* SHORT EXERCISE:
Set down, exactly as written, the lines from the top of the data to the line that holds "const minorTicks = [-1, 1, 3, 5, 7, 9]", and omit the pictures.

* PROVIDED DATA:

---*---

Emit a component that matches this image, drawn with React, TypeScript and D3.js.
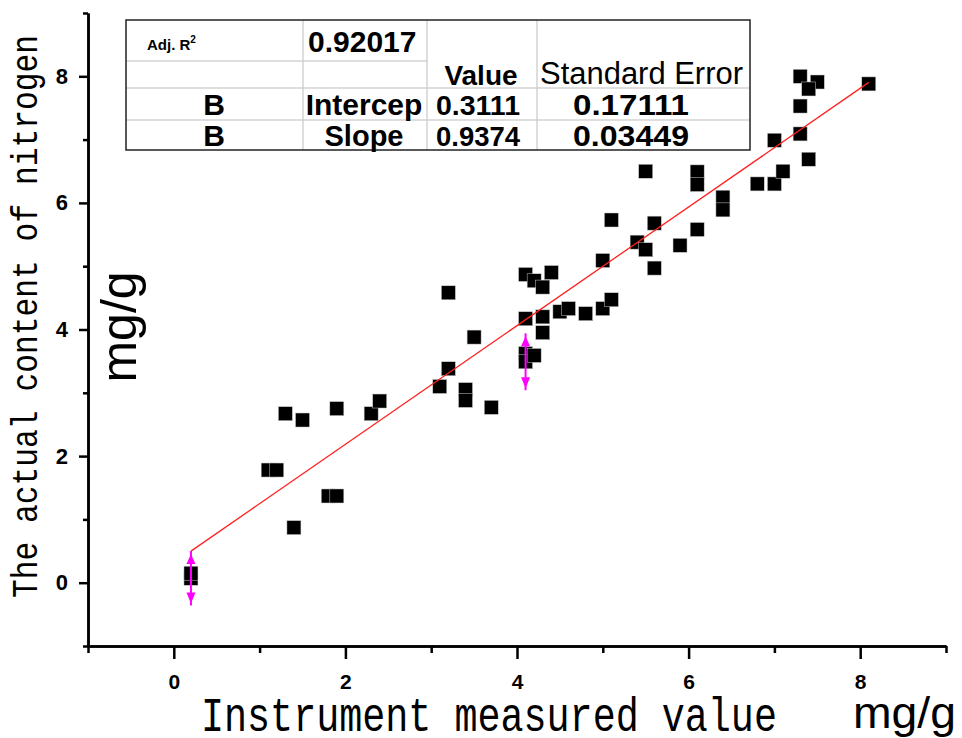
import { useEffect, useRef } from 'react'
import * as d3 from 'd3'

// instrument reading (x) vs. actual nitrogen content (y), mg/g
const measured = [0.2, 0.2, 1.1, 1.2, 1.3, 1.4, 1.5, 1.8, 1.9, 1.9, 2.3, 2.4, 3.1, 3.2, 3.2, 3.4, 3.4, 3.5, 3.7, 4.1, 4.1, 4.2, 4.1, 4.3, 4.3, 4.1, 4.2, 4.3, 4.4, 4.5, 4.6, 4.8, 5.0, 5.1, 5.0, 5.1, 5.4, 5.5, 5.6, 5.6, 5.9, 5.5, 6.1, 6.1, 6.1, 6.4, 6.4, 6.8, 7.0, 7.1, 7.0, 7.3, 7.4, 7.3, 7.3, 7.5, 7.4, 8.1]
const actual = [0.07, 0.15, 1.78, 1.78, 2.67, 0.87, 2.57, 1.37, 1.37, 2.75, 2.67, 2.87, 3.1, 3.38, 4.58, 3.05, 2.88, 3.88, 2.77, 3.62, 3.49, 3.59, 4.17, 4.2, 3.95, 4.87, 4.77, 4.67, 4.9, 4.28, 4.33, 4.25, 4.33, 4.47, 5.09, 5.73, 5.38, 5.26, 4.97, 5.68, 5.33, 6.5, 6.49, 6.29, 5.58, 6.09, 5.89, 6.3, 6.3, 6.5, 6.99, 7.09, 6.69, 7.53, 8.0, 7.91, 7.8, 7.88]

// error bars (magenta)
const errX = [0.2, 4.1]
const errY = [0.07, 3.49]
const errSize = [0.43, 0.45]

// linear fit
const intercept = 0.3111
const slope = 0.9374

const majorTicks = [0, 2, 4, 6, 8]
const minorTicks = [-1, 1, 3, 5, 7, 9]

// fit table
const adjR2 = '0.92017'
const rowLabels = ['Intercep', 'Slope']
const rowValues = ['0.3111', '0.9374']
const rowErrors = ['0.17111', '0.03449']

const W = 962
const H = 738

export default function App() {
  const xAxisRef = useRef<SVGGElement>(null)
  const yAxisRef = useRef<SVGGElement>(null)

  const x = d3.scaleLinear().domain([-1, 9]).range([88, 946])
  const y = d3.scaleLinear().domain([-1, 9]).range([646, 13])

  useEffect(() => {
    const gx = d3.select(xAxisRef.current)
    gx.selectAll('*').remove()
    gx.append('g')
      .call(d3.axisBottom(x).tickValues(minorTicks).tickSize(7).tickSizeOuter(0).tickFormat(() => ''))
    gx.append('g')
      .call(d3.axisBottom(x).tickValues(majorTicks).tickSize(13).tickSizeOuter(0).tickPadding(15).tickFormat(d3.format('d')))
    gx.selectAll('path').attr('stroke-width', 2.5).attr('stroke', '#000')
    gx.selectAll('line').attr('stroke-width', 2.5).attr('stroke', '#000')
    gx.selectAll('text')
      .attr('font-size', 21).attr('font-weight', 'bold')
      .attr('font-family', 'Liberation Sans, Arial, sans-serif').attr('fill', '#000')

    const gy = d3.select(yAxisRef.current)
    gy.selectAll('*').remove()
    gy.append('g')
      .call(d3.axisLeft(y).tickValues(minorTicks).tickSize(5).tickSizeOuter(0).tickFormat(() => ''))
    gy.append('g')
      .call(d3.axisLeft(y).tickValues(majorTicks).tickSize(9).tickSizeOuter(0).tickPadding(11).tickFormat(d3.format('d')))
    gy.selectAll('path').attr('stroke-width', 2.5).attr('stroke', '#000')
    gy.selectAll('line').attr('stroke-width', 2.5).attr('stroke', '#000')
    gy.selectAll('text')
      .attr('font-size', 22).attr('font-weight', 'bold')
      .attr('font-family', 'Liberation Sans, Arial, sans-serif').attr('fill', '#000')
  }, [])

  const fitX = d3.extent(measured) as [number, number]
  const fitLine = d3.line<number>()
    .x((d) => x(d))
    .y((d) => y(intercept + slope * d))(fitX)

  const sq = 14
  const tableFont = 'Liberation Sans, Arial, sans-serif'

  // table geometry
  const tx = [126, 303, 427, 537, 750]
  const ty = [20, 61, 88, 120, 150]

  return (
    <svg width={W} height={H} style={{ position: 'absolute', left: 0, top: 0, background: '#fff' }}>
      <rect width={W} height={H} fill="#fff" />

      {/* axes */}
      <g ref={xAxisRef} transform={`translate(0,${y(-1)})`} />
      <g ref={yAxisRef} transform={`translate(${x(-1)},0)`} />

      {/* points */}
      <g>
        {measured.map((m, i) => (
          <rect key={i} x={x(m) - sq / 2} y={y(actual[i]) - sq / 2} width={sq} height={sq}
            fill="#000" stroke="#ccc" strokeWidth={0.5} />
        ))}
      </g>

      {/* fit line */}
      <path d={fitLine ?? ''} fill="none" stroke="#ff2020" strokeWidth={1.3} />

      {/* error bars */}
      {errX.map((ex, i) => {
        const cx = x(ex)
        const top = y(errY[i] + errSize[i])
        const bot = y(errY[i] - errSize[i])
        return (
          <g key={i} fill="#ff00ff" stroke="#ff00ff">
            <line x1={cx} x2={cx} y1={top} y2={bot} strokeWidth={2} />
            <path d={`M${cx},${top + 3} L${cx - 4.5},${top + 13} L${cx + 4.5},${top + 13} Z`} stroke="none" />
            <path d={`M${cx},${bot - 2} L${cx - 4.5},${bot - 13} L${cx + 4.5},${bot - 13} Z`} stroke="none" />
          </g>
        )
      })}

      {/* fit table */}
      <g fontFamily={tableFont} fill="#000">
        <rect x={tx[0]} y={ty[0]} width={tx[4] - tx[0]} height={ty[4] - ty[0]} fill="#fff" stroke="none" />
        <line x1={tx[0]} x2={tx[2]} y1={ty[1]} y2={ty[1]} stroke="#bdbdbd" strokeWidth={1.2} />
        <line x1={tx[0]} x2={tx[4]} y1={ty[2]} y2={ty[2]} stroke="#bdbdbd" strokeWidth={1.2} />
        <line x1={tx[0]} x2={tx[4]} y1={ty[3]} y2={ty[3]} stroke="#bdbdbd" strokeWidth={1.2} />
        {[1, 2, 3].map((c) => (
          <line key={c} x1={tx[c]} x2={tx[c]} y1={ty[0]} y2={ty[4]} stroke="#c8c8c8" strokeWidth={1.2} />
        ))}
        <rect x={tx[0]} y={ty[0]} width={tx[4] - tx[0]} height={ty[4] - ty[0]} fill="none" stroke="#222" strokeWidth={1.5} />

        <text x={147} y={50} fontSize={15} fontWeight="bold">
          Adj. R<tspan dy={-7} fontSize={10}>2</tspan>
        </text>
        <text x={308} y={52} fontSize={30} fontWeight="bold">{adjR2}</text>
        <text x={481} y={85} fontSize={28} fontWeight="bold" textAnchor="middle">Value</text>
        <text x={540} y={84} fontSize={31} textLength={203} lengthAdjust="spacingAndGlyphs">Standard Error</text>

        {rowLabels.map((lab, i) => {
          const base = i === 0 ? 115 : 146
          return (
            <g key={lab}>
              <text x={214} y={base} fontSize={30} fontWeight="bold" textAnchor="middle">B</text>
              <text x={(tx[1] + tx[2]) / 2 - 1} y={base} fontSize={i === 0 ? 30 : 29} fontWeight="bold" textAnchor="middle">{lab}</text>
              <text x={478} y={base} fontSize={28} fontWeight="bold" textAnchor="middle"
                textLength={84} lengthAdjust="spacingAndGlyphs">{rowValues[i]}</text>
              <text x={631} y={base} fontSize={30} fontWeight="bold" textAnchor="middle"
                textLength={116} lengthAdjust="spacingAndGlyphs">{rowErrors[i]}</text>
            </g>
          )
        })}
      </g>

      {/* axis titles (monospace, stretched vertically) */}
      <text transform="translate(201,731) scale(1,1.25)" fontFamily="Liberation Mono, Courier New, monospace"
        fontSize={38.4} fill="#000">Instrument measured value</text>
      <text transform={`translate(37,${(35 + 598) / 2}) rotate(-90) scale(1,1.18)`} textAnchor="middle"
        fontFamily="Liberation Mono, Courier New, monospace" fontSize={31.3} fill="#000">The actual content of nitrogen</text>
      <text transform="translate(136,327) rotate(-90)" textAnchor="middle"
        fontFamily="Liberation Sans, Arial, sans-serif" fontSize={50} fill="#000">mg/g</text>
      <text x={853} y={728} fontFamily="Liberation Sans, Arial, sans-serif" fontSize={44}
        textLength={103} lengthAdjust="spacingAndGlyphs" fill="#000">mg/g</text>
    </svg>
  )
}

---*---

* FULL ANSWER:
Emit a component that matches this image, drawn with React, TypeScript and D3.js.
import { useEffect, useRef } from 'react'
import * as d3 from 'd3'

// instrument reading (x) vs. actual nitrogen content (y), mg/g
const measured = [0.2, 0.2, 1.1, 1.2, 1.3, 1.4, 1.5, 1.8, 1.9, 1.9, 2.3, 2.4, 3.1, 3.2, 3.2, 3.4, 3.4, 3.5, 3.7, 4.1, 4.1, 4.2, 4.1, 4.3, 4.3, 4.1, 4.2, 4.3, 4.4, 4.5, 4.6, 4.8, 5.0, 5.1, 5.0, 5.1, 5.4, 5.5, 5.6, 5.6, 5.9, 5.5, 6.1, 6.1, 6.1, 6.4, 6.4, 6.8, 7.0, 7.1, 7.0, 7.3, 7.4, 7.3, 7.3, 7.5, 7.4, 8.1]
const actual = [0.07, 0.15, 1.78, 1.78, 2.67, 0.87, 2.57, 1.37, 1.37, 2.75, 2.67, 2.87, 3.1, 3.38, 4.58, 3.05, 2.88, 3.88, 2.77, 3.62, 3.49, 3.59, 4.17, 4.2, 3.95, 4.87, 4.77, 4.67, 4.9, 4.28, 4.33, 4.25, 4.33, 4.47, 5.09, 5.73, 5.38, 5.26, 4.97, 5.68, 5.33, 6.5, 6.49, 6.29, 5.58, 6.09, 5.89, 6.3, 6.3, 6.5, 6.99, 7.09, 6.69, 7.53, 8.0, 7.91, 7.8, 7.88]

// error bars (magenta)
const errX = [0.2, 4.1]
const errY = [0.07, 3.49]
const errSize = [0.43, 0.45]

// linear fit
const intercept = 0.3111
const slope = 0.9374

const majorTicks = [0, 2, 4, 6, 8]
const minorTicks = [-1, 1, 3, 5, 7, 9]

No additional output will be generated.